Task prompt :: Give the number of lines holding the string "with" and nothing more.

-- begin Data supplied --

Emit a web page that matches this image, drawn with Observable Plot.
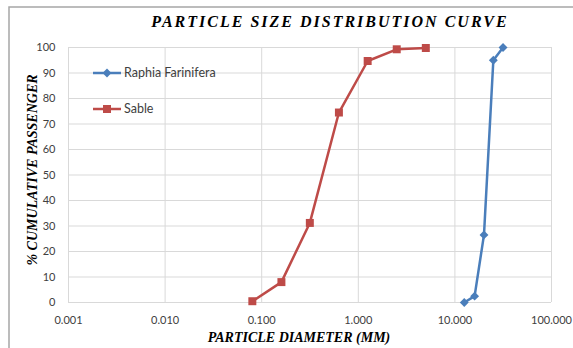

-- end Data supplied --
-- begin Data supplied --

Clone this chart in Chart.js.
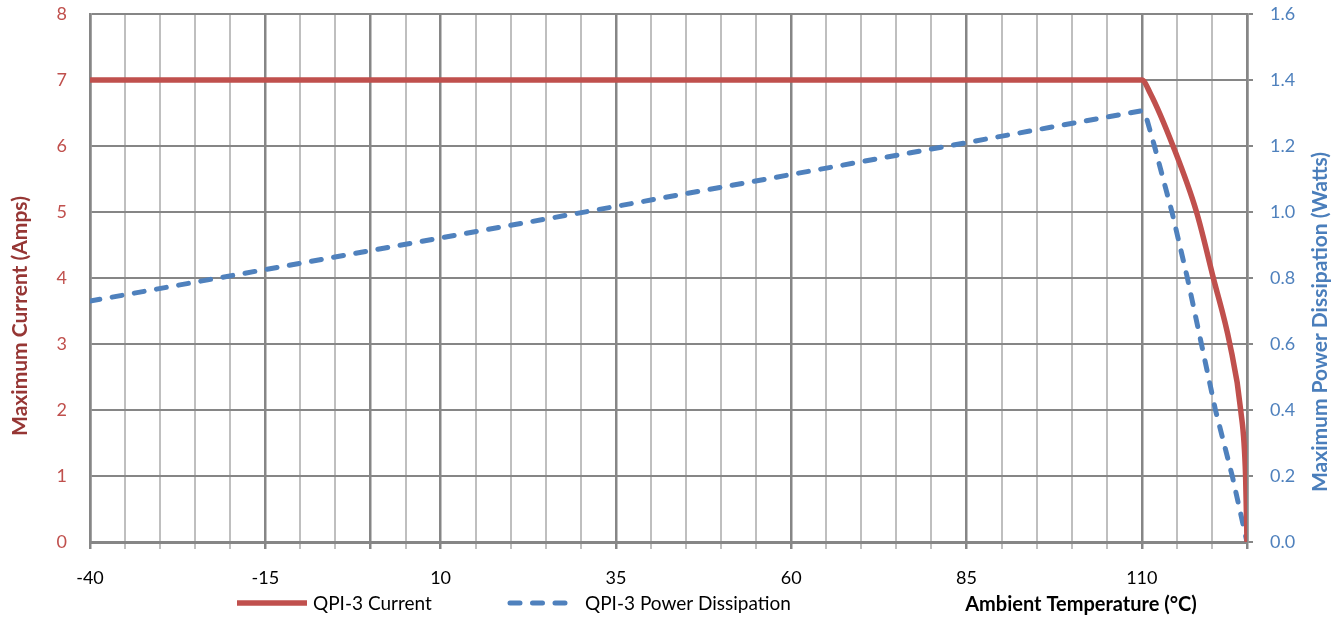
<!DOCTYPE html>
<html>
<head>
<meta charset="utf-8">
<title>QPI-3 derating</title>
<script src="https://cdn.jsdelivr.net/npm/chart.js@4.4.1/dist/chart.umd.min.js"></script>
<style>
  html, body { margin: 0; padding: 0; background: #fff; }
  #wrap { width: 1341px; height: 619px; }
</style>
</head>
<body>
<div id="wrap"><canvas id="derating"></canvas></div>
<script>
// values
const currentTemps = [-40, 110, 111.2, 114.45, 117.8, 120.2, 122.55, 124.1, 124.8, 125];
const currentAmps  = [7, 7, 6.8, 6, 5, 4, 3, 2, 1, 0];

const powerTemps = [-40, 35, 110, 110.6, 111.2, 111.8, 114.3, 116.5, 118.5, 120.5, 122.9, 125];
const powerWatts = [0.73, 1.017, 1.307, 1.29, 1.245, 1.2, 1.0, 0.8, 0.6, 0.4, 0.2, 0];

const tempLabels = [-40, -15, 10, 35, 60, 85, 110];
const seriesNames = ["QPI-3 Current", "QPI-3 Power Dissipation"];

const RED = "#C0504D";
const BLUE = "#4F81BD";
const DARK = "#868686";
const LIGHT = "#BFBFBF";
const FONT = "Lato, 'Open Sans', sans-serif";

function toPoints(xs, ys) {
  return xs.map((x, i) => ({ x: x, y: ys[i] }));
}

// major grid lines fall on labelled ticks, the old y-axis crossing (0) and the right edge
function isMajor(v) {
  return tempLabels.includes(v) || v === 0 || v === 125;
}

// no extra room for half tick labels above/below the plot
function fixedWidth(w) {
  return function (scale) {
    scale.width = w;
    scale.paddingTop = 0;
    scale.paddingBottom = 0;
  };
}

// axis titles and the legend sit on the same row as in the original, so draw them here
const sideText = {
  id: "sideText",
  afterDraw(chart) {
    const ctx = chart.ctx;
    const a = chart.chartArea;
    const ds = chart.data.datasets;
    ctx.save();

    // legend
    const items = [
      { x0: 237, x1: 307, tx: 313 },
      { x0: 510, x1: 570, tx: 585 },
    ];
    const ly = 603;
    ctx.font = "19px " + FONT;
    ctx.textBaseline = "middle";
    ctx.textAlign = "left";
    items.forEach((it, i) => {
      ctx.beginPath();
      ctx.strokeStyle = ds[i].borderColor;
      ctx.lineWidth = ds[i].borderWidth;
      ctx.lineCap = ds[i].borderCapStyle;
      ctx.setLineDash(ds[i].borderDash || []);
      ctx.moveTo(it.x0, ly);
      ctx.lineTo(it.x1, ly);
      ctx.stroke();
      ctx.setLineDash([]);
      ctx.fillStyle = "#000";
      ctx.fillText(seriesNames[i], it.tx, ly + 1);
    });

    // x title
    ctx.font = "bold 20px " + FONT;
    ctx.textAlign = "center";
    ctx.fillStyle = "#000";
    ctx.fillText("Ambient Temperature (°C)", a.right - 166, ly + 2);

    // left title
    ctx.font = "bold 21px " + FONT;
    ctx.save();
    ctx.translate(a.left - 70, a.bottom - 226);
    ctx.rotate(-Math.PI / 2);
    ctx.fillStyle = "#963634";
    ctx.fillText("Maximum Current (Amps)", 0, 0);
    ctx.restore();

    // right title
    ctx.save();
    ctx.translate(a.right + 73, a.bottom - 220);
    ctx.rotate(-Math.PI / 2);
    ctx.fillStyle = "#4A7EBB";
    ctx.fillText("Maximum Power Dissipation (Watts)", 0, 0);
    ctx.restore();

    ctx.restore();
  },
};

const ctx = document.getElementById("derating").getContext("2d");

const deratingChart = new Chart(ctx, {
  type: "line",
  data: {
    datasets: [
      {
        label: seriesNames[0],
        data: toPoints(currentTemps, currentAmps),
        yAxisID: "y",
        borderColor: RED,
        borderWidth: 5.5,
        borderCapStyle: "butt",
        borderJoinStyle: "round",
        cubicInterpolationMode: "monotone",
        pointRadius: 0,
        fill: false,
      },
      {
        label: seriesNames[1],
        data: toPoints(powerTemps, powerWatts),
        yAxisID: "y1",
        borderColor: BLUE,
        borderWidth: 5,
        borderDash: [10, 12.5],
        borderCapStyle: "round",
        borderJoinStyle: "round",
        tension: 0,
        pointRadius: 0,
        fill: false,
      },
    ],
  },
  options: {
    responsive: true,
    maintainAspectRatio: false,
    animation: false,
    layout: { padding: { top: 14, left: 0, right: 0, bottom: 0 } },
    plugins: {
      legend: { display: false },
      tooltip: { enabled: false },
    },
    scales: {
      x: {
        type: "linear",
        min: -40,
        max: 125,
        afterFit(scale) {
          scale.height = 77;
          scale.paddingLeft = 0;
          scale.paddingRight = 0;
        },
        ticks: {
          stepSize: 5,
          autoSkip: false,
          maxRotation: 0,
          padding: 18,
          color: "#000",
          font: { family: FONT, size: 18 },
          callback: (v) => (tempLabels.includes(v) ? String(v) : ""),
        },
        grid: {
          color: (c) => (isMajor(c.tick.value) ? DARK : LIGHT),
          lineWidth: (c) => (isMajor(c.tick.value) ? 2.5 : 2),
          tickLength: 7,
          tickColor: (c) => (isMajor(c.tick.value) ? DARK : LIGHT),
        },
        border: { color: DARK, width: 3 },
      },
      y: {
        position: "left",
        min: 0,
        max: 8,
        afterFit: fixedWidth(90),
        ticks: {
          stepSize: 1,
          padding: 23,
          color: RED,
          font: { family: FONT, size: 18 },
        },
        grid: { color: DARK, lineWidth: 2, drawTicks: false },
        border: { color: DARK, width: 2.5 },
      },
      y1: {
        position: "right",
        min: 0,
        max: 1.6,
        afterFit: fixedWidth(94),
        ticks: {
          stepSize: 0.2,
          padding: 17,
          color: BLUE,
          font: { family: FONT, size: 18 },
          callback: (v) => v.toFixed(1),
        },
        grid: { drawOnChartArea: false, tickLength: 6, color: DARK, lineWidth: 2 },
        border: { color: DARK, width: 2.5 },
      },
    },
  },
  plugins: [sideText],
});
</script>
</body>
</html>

-- end Data supplied --
-- begin Data supplied --

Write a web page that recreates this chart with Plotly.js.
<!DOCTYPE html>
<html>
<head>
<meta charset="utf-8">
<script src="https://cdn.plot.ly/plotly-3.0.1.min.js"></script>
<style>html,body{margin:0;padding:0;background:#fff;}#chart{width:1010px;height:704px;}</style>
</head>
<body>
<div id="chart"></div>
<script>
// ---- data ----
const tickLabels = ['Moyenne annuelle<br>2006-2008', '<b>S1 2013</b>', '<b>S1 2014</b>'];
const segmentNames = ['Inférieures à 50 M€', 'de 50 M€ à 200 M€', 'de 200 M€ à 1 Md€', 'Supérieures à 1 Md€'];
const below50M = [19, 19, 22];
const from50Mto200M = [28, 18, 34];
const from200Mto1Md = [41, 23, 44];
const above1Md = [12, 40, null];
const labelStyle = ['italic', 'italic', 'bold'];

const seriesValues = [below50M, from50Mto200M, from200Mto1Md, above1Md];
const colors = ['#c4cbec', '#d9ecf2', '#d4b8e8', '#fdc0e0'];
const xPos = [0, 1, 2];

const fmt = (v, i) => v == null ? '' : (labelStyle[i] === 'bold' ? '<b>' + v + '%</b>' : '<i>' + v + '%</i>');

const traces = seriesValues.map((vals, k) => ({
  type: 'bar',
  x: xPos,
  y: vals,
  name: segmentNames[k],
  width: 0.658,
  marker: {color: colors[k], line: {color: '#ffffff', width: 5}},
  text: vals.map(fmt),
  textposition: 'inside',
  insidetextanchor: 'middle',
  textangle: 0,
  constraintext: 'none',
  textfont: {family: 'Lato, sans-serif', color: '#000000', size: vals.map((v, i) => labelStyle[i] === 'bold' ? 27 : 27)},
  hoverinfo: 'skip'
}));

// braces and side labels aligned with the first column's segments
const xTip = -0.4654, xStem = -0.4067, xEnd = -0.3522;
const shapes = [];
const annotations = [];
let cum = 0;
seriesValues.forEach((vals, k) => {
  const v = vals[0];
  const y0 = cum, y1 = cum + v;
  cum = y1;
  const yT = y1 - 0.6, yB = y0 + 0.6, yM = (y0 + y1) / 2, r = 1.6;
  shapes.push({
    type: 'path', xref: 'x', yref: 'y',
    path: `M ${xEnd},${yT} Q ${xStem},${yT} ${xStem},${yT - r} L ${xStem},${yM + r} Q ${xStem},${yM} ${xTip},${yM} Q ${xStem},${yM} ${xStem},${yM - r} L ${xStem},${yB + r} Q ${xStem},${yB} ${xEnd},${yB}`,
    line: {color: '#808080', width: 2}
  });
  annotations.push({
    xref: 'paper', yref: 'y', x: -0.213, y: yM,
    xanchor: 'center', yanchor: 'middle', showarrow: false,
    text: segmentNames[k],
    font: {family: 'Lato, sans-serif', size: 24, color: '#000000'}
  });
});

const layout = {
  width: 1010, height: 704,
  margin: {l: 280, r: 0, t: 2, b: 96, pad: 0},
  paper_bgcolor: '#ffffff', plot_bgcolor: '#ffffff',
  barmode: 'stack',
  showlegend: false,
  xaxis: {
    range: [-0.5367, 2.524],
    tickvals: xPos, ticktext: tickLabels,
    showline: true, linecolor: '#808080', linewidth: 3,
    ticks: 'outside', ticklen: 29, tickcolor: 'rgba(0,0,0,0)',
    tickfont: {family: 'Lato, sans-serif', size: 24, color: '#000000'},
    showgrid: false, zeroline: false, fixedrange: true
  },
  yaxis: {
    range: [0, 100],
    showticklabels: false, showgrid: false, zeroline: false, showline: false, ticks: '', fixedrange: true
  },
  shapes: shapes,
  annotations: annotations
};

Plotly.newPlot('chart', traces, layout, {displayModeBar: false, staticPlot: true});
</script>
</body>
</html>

-- end Data supplied --

Solution for this task :: 3